As can be seen from the data in the table, all three projects corresponded to the selected navigation areas, in terms of the selected wave height. For yacht with a length of 34 m and a yacht with a length of 48 m, the option of summing the formed wave and the pitch amplitude will be dominant.

To determine the navigation area for the yacht, taking into account the time of human survival in the water, it is necessary to have information about the average water temperature in a given area and the survival time of a person in water at such a temperature. In region 3, in July, the average water temperature is about 25 °C. A person, at this temperature, can survive in water for about 20 h. This period of time should be taken for further calculations as the period during which people should be helped. During this time, assistance must be provided by a rescue vessel.

One modern vessel is the offshore patrol vessel “Dattilo”, where the maximum capacity for rescued people is about 600 people, the vessel length $L$ = 80 m, width $B$ = 16.6 m, and speed $v$ = 18 knots. The wave height in region 3, as above-mentioned, is from 4 to 5 m and has a probability of less than 10% during the year. With a wave height of $h_{3\%}$ = 5 m, the rescue ship “Dattilo” will lose about 35% of speed (Figure 3) and will move at a speed of 11.7 knots. In 20 h, the “Dattilo” will cover about 230 nautical miles. Such a distance from where the rescue ships are based may be assigned to these yachts during the summer. In winter, the survival time of a person in cold water is shorter, and the distance from the base of the rescue ship will be less.

4. Conclusions

The conducted research confirms the possibility of using the criterion $EWC$ for assigning a navigation area to ships. The navigation area is usually associated with the height of the wave and the distance from the port of refuge. The considered options for yacht projects can be operated at wave height $h_{3\%}$ from 4 m to 5.5 m, depending on the length of the vessel and relative speed. At these wave heights, the speed of the yachts on the head wave will be reduced to zero and the yachts will not be able to overcome the wave with a given energy. The boatmaster can change the course of the vessel or drift, but these measures limit the range of effective use of the vessel.

The prevention of deck wetness was tested for the same values of the wave heights for the two options. The first option was related to the summation of the formed wave that occurs when the ship is moving in calm water and the pitch amplitude that occurs due to external influences (wind, waves from passing ships, cargo movement, etc.).
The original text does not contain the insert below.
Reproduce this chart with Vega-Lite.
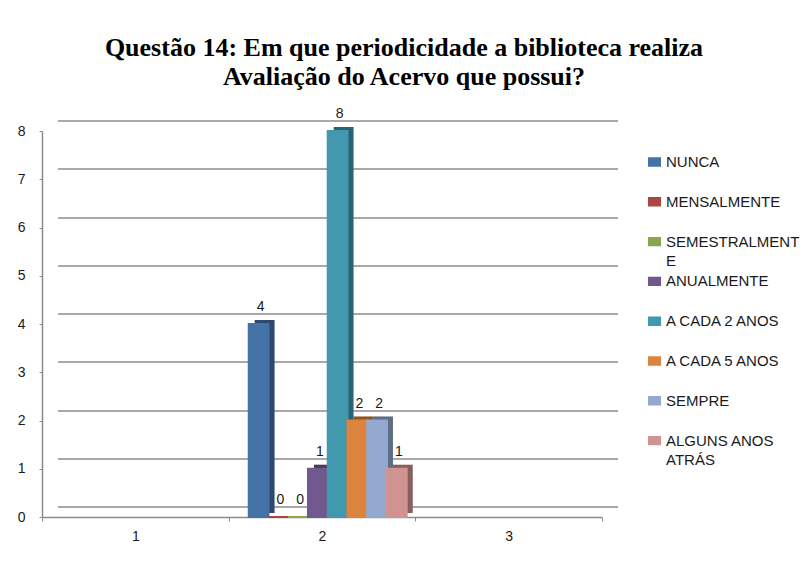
{
  "$schema": "https://vega.github.io/schema/vega-lite/v6.json",
  "width": 560,
  "height": 415,
  "autosize": "none",
  "padding": {"left": 42, "top": 102, "right": 209, "bottom": 46},
  "background": "white",
  "title": {
    "text": ["Questão 14: Em que  periodicidade a biblioteca realiza", "Avaliação do Acervo que possui?"],
    "font": "Liberation Serif",
    "fontSize": 26,
    "fontWeight": "bold",
    "color": "#000000",
    "anchor": "middle",
    "dx": 82,
    "offset": 12,
    "lineHeight": 29
  },
  "data": {
    "values": [
      {"cat": "2", "serie": "NUNCA", "valor": 4},
      {"cat": "2", "serie": "MENSALMENTE", "valor": 0},
      {"cat": "2", "serie": "SEMESTRALMENTE", "valor": 0},
      {"cat": "2", "serie": "ANUALMENTE", "valor": 1},
      {"cat": "2", "serie": "A CADA 2 ANOS", "valor": 8},
      {"cat": "2", "serie": "A CADA 5 ANOS", "valor": 2},
      {"cat": "2", "serie": "SEMPRE", "valor": 2},
      {"cat": "2", "serie": "ALGUNS ANOS ATRÁS", "valor": 1}
    ]
  },
  "layer": [
    {
      "mark": {"type": "point", "opacity": 0},
      "encoding": {
        "y": {
          "field": "valor",
          "type": "quantitative",
          "scale": {"domain": [0, 8], "range": [389, 3], "nice": false, "zero": false},
          "axis": {
            "orient": "left",
            "grid": true,
            "gridColor": "#8c8c8c",
            "gridWidth": 1.5,
            "labels": false,
            "ticks": false,
            "domain": false,
            "title": null,
            "values": [0, 1, 2, 3, 4, 5, 6, 7, 8],
            "translate": 16
          }
        }
      }
    },
    {
      "encoding": {
        "x": {
          "field": "cat",
          "type": "nominal",
          "scale": {"domain": ["1", "2", "3"], "paddingInner": 0, "paddingOuter": 0},
          "axis": {
            "title": null,
            "labelAngle": 0,
            "domain": true,
            "domainColor": "#8c8c8c",
            "domainWidth": 1.5,
            "ticks": true,
            "tickBand": "extent",
            "tickColor": "#8c8c8c",
            "tickSize": 4,
            "labelPadding": 8,
            "labelFont": "Liberation Sans",
            "labelFontSize": 14,
            "labelColor": "#1a1a1a",
            "grid": false
          }
        },
        "y": {
          "field": "valor",
          "type": "quantitative",
          "scale": {"domain": [0, 8], "range": [415, 29], "nice": false, "zero": false},
          "axis": {
            "orient": "left",
            "grid": false,
            "title": null,
            "values": [0, 1, 2, 3, 4, 5, 6, 7, 8],
            "domain": true,
            "domainColor": "#8c8c8c",
            "domainWidth": 1.5,
            "ticks": true,
            "tickColor": "#8c8c8c",
            "tickSize": 3,
            "labelPadding": 14,
            "labelFont": "Liberation Sans",
            "labelFontSize": 14,
            "labelColor": "#1a1a1a"
          }
        }
      },
      "layer": [
        {
          "mark": {"type": "bar", "yOffset": -4, "strokeWidth": 0},
          "encoding": {
            "xOffset": {
              "field": "serie",
              "type": "nominal",
              "sort": ["NUNCA", "MENSALMENTE", "SEMESTRALMENTE", "ANUALMENTE", "A CADA 2 ANOS", "A CADA 5 ANOS", "SEMPRE", "ALGUNS ANOS ATRÁS"],
              "scale": {"paddingInner": 0, "paddingOuter": 0.726, "align": 0.909}
            },
            "color": {
              "field": "serie",
              "type": "nominal",
              "scale": {
                "domain": ["NUNCA", "MENSALMENTE", "SEMESTRALMENTE", "ANUALMENTE", "A CADA 2 ANOS", "A CADA 5 ANOS", "SEMPRE", "ALGUNS ANOS ATRÁS"],
                "range": ["#4572A7", "#AA4643", "#89A54E", "#71588F", "#4198AF", "#DB843D", "#93A9CF", "#D19392"]
              },
              "legend": {
                "title": null,
                "orient": "none",
                "legendX": 603,
                "legendY": 50,
                "padding": 0,
                "symbolType": "M-0.7,-0.5H0.7V0.5H-0.7Z",
                "symbolSize": 350,
                "symbolStrokeWidth": 0,
                "labelOffset": 2,
                "labelFont": "Liberation Sans",
                "labelFontSize": 15,
                "labelColor": "#1a1a1a",
                "labelBaseline": "alphabetic",
                "labelLimit": 200,
                "clipHeight": 20,
                "gridAlign": "all",
                "rowPadding": 2.8,
                "labelExpr": "datum.label == 'SEMESTRALMENTE' ? ['SEMESTRALMENT', 'E'] : datum.label == 'ALGUNS ANOS ATRÁS' ? ['ALGUNS ANOS', 'ATRÁS'] : datum.label",
                "encode": {"labels": {"update": {"dy": {"value": 5}, "lineHeight": {"value": 19}}}}
              }
            }
          }
        },
        {
          "mark": {"type": "bar", "yOffset": -4, "strokeWidth": 0, "color": "#000000", "opacity": 0.35},
          "encoding": {
            "xOffset": {
              "field": "serie",
              "type": "nominal",
              "sort": ["NUNCA", "MENSALMENTE", "SEMESTRALMENTE", "ANUALMENTE", "A CADA 2 ANOS", "A CADA 5 ANOS", "SEMPRE", "ALGUNS ANOS ATRÁS"],
              "scale": {"paddingInner": 0, "paddingOuter": 0.726, "align": 0.909}
            }
          }
        },
        {
          "layer": [
            {
              "mark": {"type": "bar", "strokeWidth": 2},
              "encoding": {
                "color": {"field": "serie", "type": "nominal"},
                "stroke": {
                  "field": "serie",
                  "type": "nominal",
                  "scale": {
                    "domain": ["NUNCA", "MENSALMENTE", "SEMESTRALMENTE", "ANUALMENTE", "A CADA 2 ANOS", "A CADA 5 ANOS", "SEMPRE", "ALGUNS ANOS ATRÁS"],
                    "range": ["#4572A7", "#AA4643", "#89A54E", "#71588F", "#4198AF", "#DB843D", "#93A9CF", "#D19392"]
                  },
                  "legend": null
                }
              }
            },
            {
              "mark": {"type": "text", "baseline": "alphabetic", "dy": -13, "dx": 2, "font": "Liberation Sans", "fontSize": 14, "color": "#1a1a1a"},
              "encoding": {
                "text": {"field": "valor", "type": "quantitative"}
              }
            }
          ],
          "encoding": {
            "xOffset": {
              "field": "serie",
              "type": "nominal",
              "sort": ["NUNCA", "MENSALMENTE", "SEMESTRALMENTE", "ANUALMENTE", "A CADA 2 ANOS", "A CADA 5 ANOS", "SEMPRE", "ALGUNS ANOS ATRÁS"],
              "scale": {"paddingInner": 0, "paddingOuter": 0.726, "align": 0.7}
            }
          }
        }
      ],
      "resolve": {"scale": {"xOffset": "independent"}}
    }
  ],
  "resolve": {"scale": {"y": "independent"}},
  "config": {"view": {"stroke": null}}
}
The second option was based on the summation of the pitch amplitude at a given sea wave height. As the calculations showed, the dominance of one or the other option is possible. In general, the bow height of the vessels corresponded to the operating conditions at the selected sea wave heights.

A forecast of the decrease in the speed of the rescue vessel “Dattilo” during the rescue operation, taking into account the height of the wave, was made in this article. The speed of this vessel will decrease to 11.7 knots when moving against a $h_{3\%}$ = 5 m high wave. Consequently, in 20 h, during the maximum time of the rescue operation in the summer, the rescue ship will be able to cover about 230 nautical miles, which will be the boundary of the navigation area for the investigated vessels. In winter, the period of survival of a person in cold water is shorter, and the distance from the port of refuge will be less.

Design accelerations offered by classification societies do not exceed the allowable limits. Corresponding lines are plotted on the graphs, which limit the accelerations depending on the size of the vessel, the height of the wave, and the relative speed of the yacht.